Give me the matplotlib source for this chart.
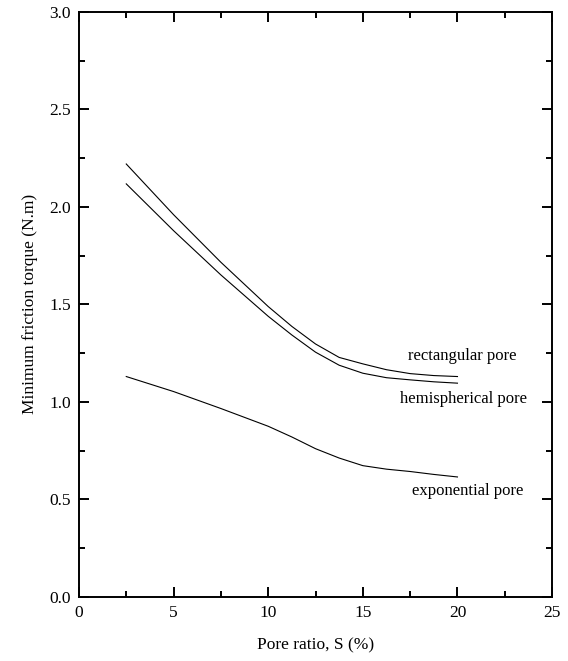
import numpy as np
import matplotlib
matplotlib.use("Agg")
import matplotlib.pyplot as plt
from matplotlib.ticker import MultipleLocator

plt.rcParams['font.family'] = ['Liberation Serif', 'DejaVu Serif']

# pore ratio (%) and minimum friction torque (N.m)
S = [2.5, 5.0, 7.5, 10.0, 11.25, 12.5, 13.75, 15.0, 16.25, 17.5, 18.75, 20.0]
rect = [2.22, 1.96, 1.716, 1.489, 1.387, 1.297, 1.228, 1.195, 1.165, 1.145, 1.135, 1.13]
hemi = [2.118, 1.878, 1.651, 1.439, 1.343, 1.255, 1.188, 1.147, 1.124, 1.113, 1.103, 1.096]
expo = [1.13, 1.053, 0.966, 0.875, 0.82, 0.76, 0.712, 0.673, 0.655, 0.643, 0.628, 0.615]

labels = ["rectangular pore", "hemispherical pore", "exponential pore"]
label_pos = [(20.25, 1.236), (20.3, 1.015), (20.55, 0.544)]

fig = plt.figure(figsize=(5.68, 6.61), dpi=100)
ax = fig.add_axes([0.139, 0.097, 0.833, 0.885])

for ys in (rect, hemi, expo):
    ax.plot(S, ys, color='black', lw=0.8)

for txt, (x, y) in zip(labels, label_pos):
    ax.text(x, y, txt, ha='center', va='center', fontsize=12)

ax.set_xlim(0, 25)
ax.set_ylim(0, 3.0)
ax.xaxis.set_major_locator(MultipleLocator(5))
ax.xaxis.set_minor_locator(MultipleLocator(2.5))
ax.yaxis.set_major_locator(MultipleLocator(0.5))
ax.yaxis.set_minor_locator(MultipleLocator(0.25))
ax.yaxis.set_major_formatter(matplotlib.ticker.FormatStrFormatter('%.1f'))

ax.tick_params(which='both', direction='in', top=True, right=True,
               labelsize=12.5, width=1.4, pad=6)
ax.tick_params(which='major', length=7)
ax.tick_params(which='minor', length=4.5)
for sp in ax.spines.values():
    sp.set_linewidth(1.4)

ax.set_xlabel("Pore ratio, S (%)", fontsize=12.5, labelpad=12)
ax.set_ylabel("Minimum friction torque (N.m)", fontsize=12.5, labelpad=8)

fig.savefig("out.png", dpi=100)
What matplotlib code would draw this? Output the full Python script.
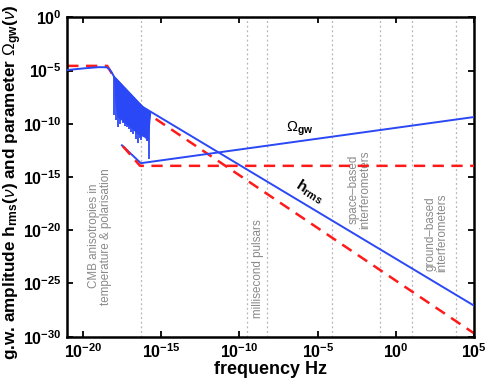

AIM OF THE TASK :: Set down every record once more, word for word, without pictures.

THE RESPONSE ::
Give me the matplotlib source for this chart.
import numpy as np
import matplotlib
matplotlib.use("Agg")
import matplotlib.pyplot as plt
from matplotlib.ticker import MultipleLocator

plt.rcParams['font.family'] = ['Liberation Serif', 'DejaVu Serif']

# pore ratio (%) and minimum friction torque (N.m)
S = [2.5, 5.0, 7.5, 10.0, 11.25, 12.5, 13.75, 15.0, 16.25, 17.5, 18.75, 20.0]
rect = [2.22, 1.96, 1.716, 1.489, 1.387, 1.297, 1.228, 1.195, 1.165, 1.145, 1.135, 1.13]
hemi = [2.118, 1.878, 1.651, 1.439, 1.343, 1.255, 1.188, 1.147, 1.124, 1.113, 1.103, 1.096]
expo = [1.13, 1.053, 0.966, 0.875, 0.82, 0.76, 0.712, 0.673, 0.655, 0.643, 0.628, 0.615]

labels = ["rectangular pore", "hemispherical pore", "exponential pore"]
label_pos = [(20.25, 1.236), (20.3, 1.015), (20.55, 0.544)]

fig = plt.figure(figsize=(5.68, 6.61), dpi=100)
ax = fig.add_axes([0.139, 0.097, 0.833, 0.885])

for ys in (rect, hemi, expo):
    ax.plot(S, ys, color='black', lw=0.8)

for txt, (x, y) in zip(labels, label_pos):
    ax.text(x, y, txt, ha='center', va='center', fontsize=12)

ax.set_xlim(0, 25)
ax.set_ylim(0, 3.0)
ax.xaxis.set_major_locator(MultipleLocator(5))
ax.xaxis.set_minor_locator(MultipleLocator(2.5))
ax.yaxis.set_major_locator(MultipleLocator(0.5))
ax.yaxis.set_minor_locator(MultipleLocator(0.25))
ax.yaxis.set_major_formatter(matplotlib.ticker.FormatStrFormatter('%.1f'))

ax.tick_params(which='both', direction='in', top=True, right=True,
               labelsize=12.5, width=1.4, pad=6)
ax.tick_params(which='major', length=7)
ax.tick_params(which='minor', length=4.5)
for sp in ax.spines.values():
    sp.set_linewidth(1.4)

ax.set_xlabel("Pore ratio, S (%)", fontsize=12.5, labelpad=12)
ax.set_ylabel("Minimum friction torque (N.m)", fontsize=12.5, labelpad=8)

fig.savefig("out.png", dpi=100)
What matplotlib code would draw this? Output the full Python script.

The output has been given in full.